CROWD: Since we’re talking about social gatherings, we can’t stress enough the importance of the company you keep. I can’t give a full rundown of this yet, because it was opening night. Surely, there were people there who wouldn’t show normally. The place was full, hot, and noisy. Only time, ultimately, will tell what kind of crowd will claim ownership of Insert Coin(s). Will it be simple gamers, coming out to enjoy a mellow evening with their drinking buddies? Will it be hipsters, in their fake glasses and skinny jeans from the Salvation Army, come to have an ironic good time with electronics from a by-gone era? Or will it become a new scene hot-spot, where the waiting list to get in continues, and trust-fund chumps come to blow insane amounts of money on bottles of Patron?

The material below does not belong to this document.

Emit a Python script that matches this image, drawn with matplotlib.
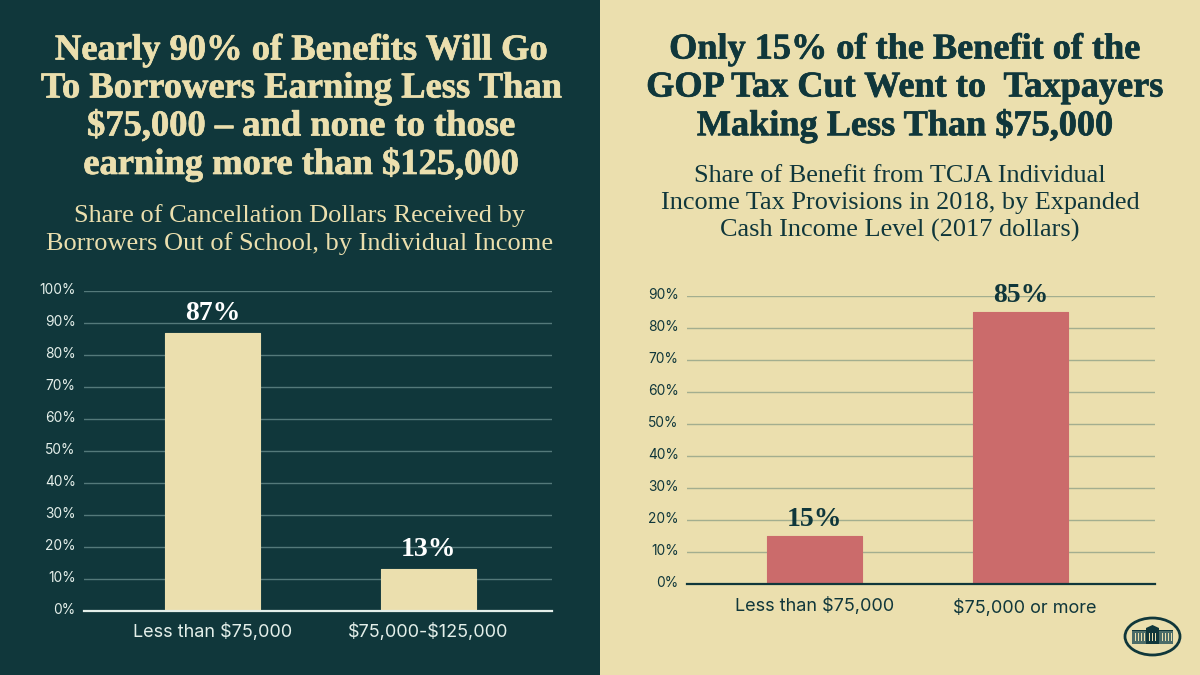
import matplotlib
matplotlib.use("Agg")
import matplotlib.pyplot as plt
from matplotlib.patches import Rectangle, Ellipse, Polygon
from matplotlib.transforms import ScaledTranslation
import matplotlib.patheffects as pe

W, H = 1200, 675
DARK = "#10373B"
CREAM = "#EBDFAE"
RED = "#CB6B6B"

left_cats = [r"Less than \$75,000", r"\$75,000-\$125,000"]
left_vals = [87, 13]
left_labels = ["87%", "13%"]
left_ticks = list(range(0, 101, 10))
right_cats = [r"Less than \$75,000", r"\$75,000 or more"]
right_vals = [15, 85]
right_labels = ["15%", "85%"]
right_ticks = list(range(0, 91, 10))

left_title = ["Nearly 90% of Benefits Will Go", "To Borrowers Earning Less Than",
              r"\$75,000 – and none to those", r"earning more than \$125,000"]
left_sub = ["Share of Cancellation Dollars Received by", "Borrowers Out of School, by Individual Income"]
right_title = ["Only 15% of the Benefit of the", "GOP Tax Cut Went to  Taxpayers", r"Making Less Than \$75,000"]
right_sub = ["Share of Benefit from TCJA Individual", "Income Tax Provisions in 2018, by Expanded", "Cash Income Level (2017 dollars)"]

SERIF = "Liberation Serif"
SANS = "Inter"

fig = plt.figure(figsize=(12, 6.75), dpi=100)
fig.patch.set_facecolor(CREAM)
fig.add_artist(Rectangle((0, 0), 600 / W, 1, transform=fig.transFigure, fc=DARK, ec="none", zorder=0))


def tx(x, y, s, heavy=False, **kw):
    t = fig.text(x / W, 1 - y / H, s, ha="center", va="center", **kw)
    if heavy:
        t.set_path_effects([pe.withStroke(linewidth=0.5, foreground=kw["color"])])


for s, y in zip(left_title, [50, 88, 126, 164]):
    tx(301, y, s, heavy=True, color=CREAM, family=SERIF, weight="bold", fontsize=26.3)
for s, y in zip(left_sub, [216, 244]):
    tx(300, y, s, color=CREAM, family=SERIF, fontsize=19)
for s, y in zip(right_title, [50, 88, 126]):
    tx(905, y, s, heavy=True, color=DARK, family=SERIF, weight="bold", fontsize=26.1)
for s, y in zip(right_sub, [176, 203, 230]):
    tx(900, y, s, color=DARK, family=SERIF, fontsize=18.9)


def panel(x0, x1, y_top, y0, ymax, cats, vals, labels, ticks, xlim, barc, gridc, basec, tickc, barw, labc,
          lab_offset, lab_dx, value_offset):
    ax = fig.add_axes([x0 / W, 1 - y0 / H, (x1 - x0) / W, (y0 - y_top) / H])
    ax.patch.set_alpha(0)
    ax.set_xlim(*xlim)
    ax.set_ylim(0, ymax)
    ax.set_yticks(ticks)
    ax.set_yticklabels([f"{t}%" for t in ticks], family=SANS, fontsize=9.9, color=tickc)
    ax.set_xticks(range(len(cats)))
    ax.set_xticklabels(cats, family=SANS, fontsize=13, color=tickc)
    ax.tick_params(axis="y", length=0, pad=6)
    ax.tick_params(axis="x", length=0)
    for lab in ax.get_yticklabels():
        lab.set_transform(lab.get_transform() + ScaledTranslation(0, 2.5 / 100, fig.dpi_scale_trans))
    for tick, pad, dx in zip(ax.xaxis.get_major_ticks(), lab_offset, lab_dx):
        tick.set_pad(pad)
        lab = tick.label1
        lab.set_transform(lab.get_transform() + ScaledTranslation(dx / 100, 0, fig.dpi_scale_trans))
    for s in ["top", "left", "right"]:
        ax.spines[s].set_visible(False)
    ax.spines["bottom"].set_color(basec)
    ax.spines["bottom"].set_linewidth(1.6)
    ax.spines["bottom"].set_zorder(4)
    ax.grid(axis="y", color=gridc, lw=1.0, zorder=1)
    ax.set_axisbelow(True)
    ax.get_ygridlines()[0].set_visible(False)
    ax.bar(range(len(cats)), vals, width=barw, color=barc, edgecolor=barc, lw=0.8, joinstyle="round", zorder=3)
    for i, (v, l) in enumerate(zip(vals, labels)):
        ax.annotate(l, (i, v), xytext=(0, value_offset), textcoords="offset points", ha="center", va="bottom",
                    family=SERIF, weight="bold", fontsize=20, color=labc, zorder=5)
    return ax


panel(84, 552, 291, 610.5, 100, left_cats, left_vals, left_labels, left_ticks,
      (-128.5 / 216, 1 + 123.5 / 216), CREAM, "#54797A", "#E4EFEA", "#E4EFEA", 95 / 216, "#FFFFFF",
      [9, 9], [0, 0], 5)
panel(687, 1155, 296, 584, 90, right_cats, right_vals, right_labels, right_ticks,
      (-127.5 / 206, 1 + 134.5 / 206), RED, "#A3AE8F", DARK, DARK, 95 / 206, DARK,
      [9, 11], [0, 4], 3)

# White House badge
ov = fig.add_axes([0, 0, 1, 1])
ov.set_xlim(0, W)
ov.set_ylim(H, 0)
ov.axis("off")
ov.patch.set_alpha(0)
ov.add_patch(Ellipse((1152.5, 636.5), 55, 37, fc="none", ec=DARK, lw=2))
ov.add_patch(Rectangle((1132, 631), 41, 13, fc="#4C6C68", ec="none"))
ov.add_patch(Rectangle((1132, 629.5), 41, 1.5, fc=DARK, ec="none"))
ov.add_patch(Rectangle((1146, 628), 13, 16, fc=DARK, ec="none"))
ov.add_patch(Polygon([(1146, 628), (1152.5, 625), (1159, 628)], fc=DARK, ec="none"))
for x in [1135, 1138, 1141, 1144, 1149, 1152, 1155, 1162, 1165, 1168, 1171]:
    ov.add_patch(Rectangle((x, 633), 1.1, 8, fc=CREAM, ec="none"))

fig.savefig("out.png", dpi=100, facecolor=fig.get_facecolor())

Either way, the scene was friendly, flirty, and fun. There were tiny nerdy girls running around, goth kids, Asian exchange students from UNLV, guys in suits, ladies in party dresses, hipsters, emo kids, country boys, hell, I even shared my table with a couple rap-lookin guys, who had a love of Street Fighter 4, and later bumped into a Macho Man Randy Savage impersonator. Even my recluse roommate had a great, great time. And he hates bars.
Ultimately, Insert Coin(s) seems like a great success. You can have fun on about any budget, and meet a plethora of different people who all have a love of video games. I hope the place cools off a little bit, because the crowd, and their body heat, can be stifling. But based on this first impression, I’d call Insert Coin(s) a must visit for Las Vegas.